An airbus belonging to Turkish Airlines is parked at Tribhuvan International Airport after a minor fire broke out while landing in Kathmandu, Nepal May 11, 2026. REUTERS/Navesh Chitrakar
Navesh Chitrakar/REUTERS

Nepal’s main international airport was forced to close on Monday after a flight operated by Turkish Airlines caught fire as it landed. Nobody on board was hurt. Flames and smoke poured from the right-side undercarriage as the Istanbul service touched down at Tribhuvan International in Kathmandu. Airport authorities said emergency crews swiftly brought the fire under control and that all 277 people on the Airbus A330 disembarked safely. Operations were suspended Monday morning, with multiple inbound flights placed in holding patterns while officials investigated and worked to reopen the airport’s sole runway.
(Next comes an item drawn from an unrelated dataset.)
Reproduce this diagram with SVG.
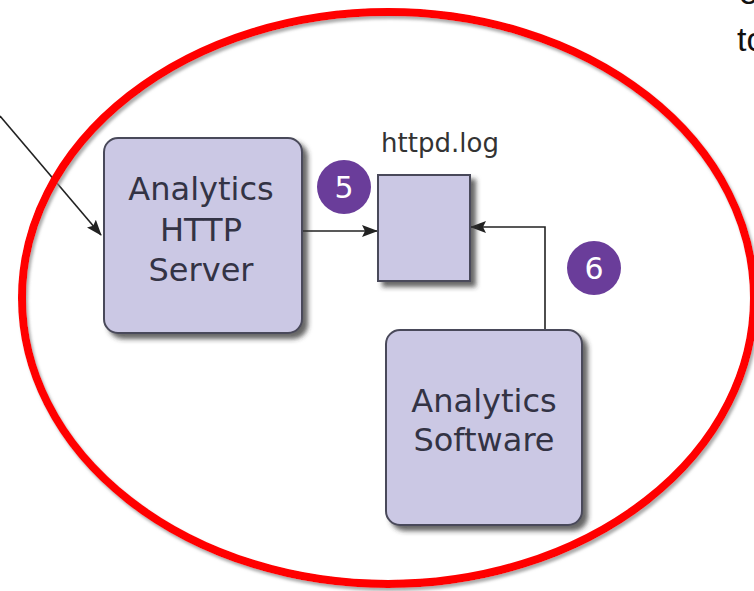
<svg xmlns="http://www.w3.org/2000/svg" width="754" height="591" viewBox="0 0 754 591">
<style>
.box{fill:#CBC8E4;stroke:#4A4A5A;stroke-width:2}
.lbl{font-family:"DejaVu Sans",Verdana,sans-serif;font-size:32px;fill:#333344;text-anchor:middle}
.num{font-family:"DejaVu Sans",Verdana,sans-serif;font-size:30px;fill:#ffffff;text-anchor:middle}
.badge{fill:#6A3D9A}
.conn{fill:none;stroke:#222;stroke-width:1.6}
</style>
<defs>
<filter id="sh" x="-20%" y="-20%" width="140%" height="140%">
<feDropShadow dx="5" dy="5" stdDeviation="2.5" flood-color="#333" flood-opacity="0.75"/>
</filter>
<filter id="rsh" x="-5%" y="-5%" width="110%" height="110%">
<feDropShadow dx="2" dy="3" stdDeviation="1.5" flood-color="#888" flood-opacity="0.7"/>
</filter>
<marker id="ah" markerWidth="16" markerHeight="12" refX="15" refY="6" orient="auto" markerUnits="userSpaceOnUse">
<path d="M0,0 L16,6 L0,12 L3,6 Z" fill="#222"/>
</marker>
</defs>
<rect width="754" height="591" fill="#ffffff"/>
<text x="737" y="51" font-family="Liberation Sans,Arial,sans-serif" font-size="34" fill="#111">to</text>
<text x="739" y="4" font-family="Liberation Sans,Arial,sans-serif" font-size="34" fill="#111">e</text>
<g id="connectors">
<path class="conn" d="M0,116 L101,235" marker-end="url(#ah)"/>
<path class="conn" d="M303,231 L377,231" marker-end="url(#ah)"/>
<path class="conn" d="M545,330 L545,227 L471,227" marker-end="url(#ah)"/>
</g>
<g id="server">
<rect class="box" x="104" y="138" width="198" height="195" rx="14" filter="url(#sh)"/>
<text class="lbl" x="201" y="200">Analytics</text>
<text class="lbl" x="201" y="241">HTTP</text>
<text class="lbl" x="201" y="281">Server</text>
</g>
<g id="httpdlog">
<text x="440" y="152" font-family="DejaVu Sans,Verdana,sans-serif" font-size="26" fill="#333" text-anchor="middle">httpd.log</text>
<rect class="box" x="378" y="175" width="92" height="106" filter="url(#sh)"/>
</g>
<g id="badge5">
<circle class="badge" cx="344" cy="187" r="27"/>
<text class="num" x="344" y="198">5</text>
</g>
<g id="badge6">
<circle class="badge" cx="594" cy="268" r="27"/>
<text class="num" x="594" y="279">6</text>
</g>
<g id="software">
<rect class="box" x="386" y="330" width="196" height="195" rx="14" filter="url(#sh)"/>
<text class="lbl" x="484" y="412">Analytics</text>
<text class="lbl" x="484" y="451">Software</text>
</g>
<ellipse cx="388" cy="298" rx="366" ry="286" fill="none" stroke="#FF0000" stroke-width="8" filter="url(#rsh)"/>
</svg>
Plane crashes occur with some regularity in Nepal, where mountainous geography combines with unpredictable weather to create difficult aviation conditions. A similar incident in 2015 saw another Turkish Airlines flight slide off a fog-shrouded Kathmandu runway during landing, leaving the airport closed for days. Everyone aboard escaped without injury on that occasion, and the damaged aircraft was eventually hauled away and repurposed as a museum exhibit.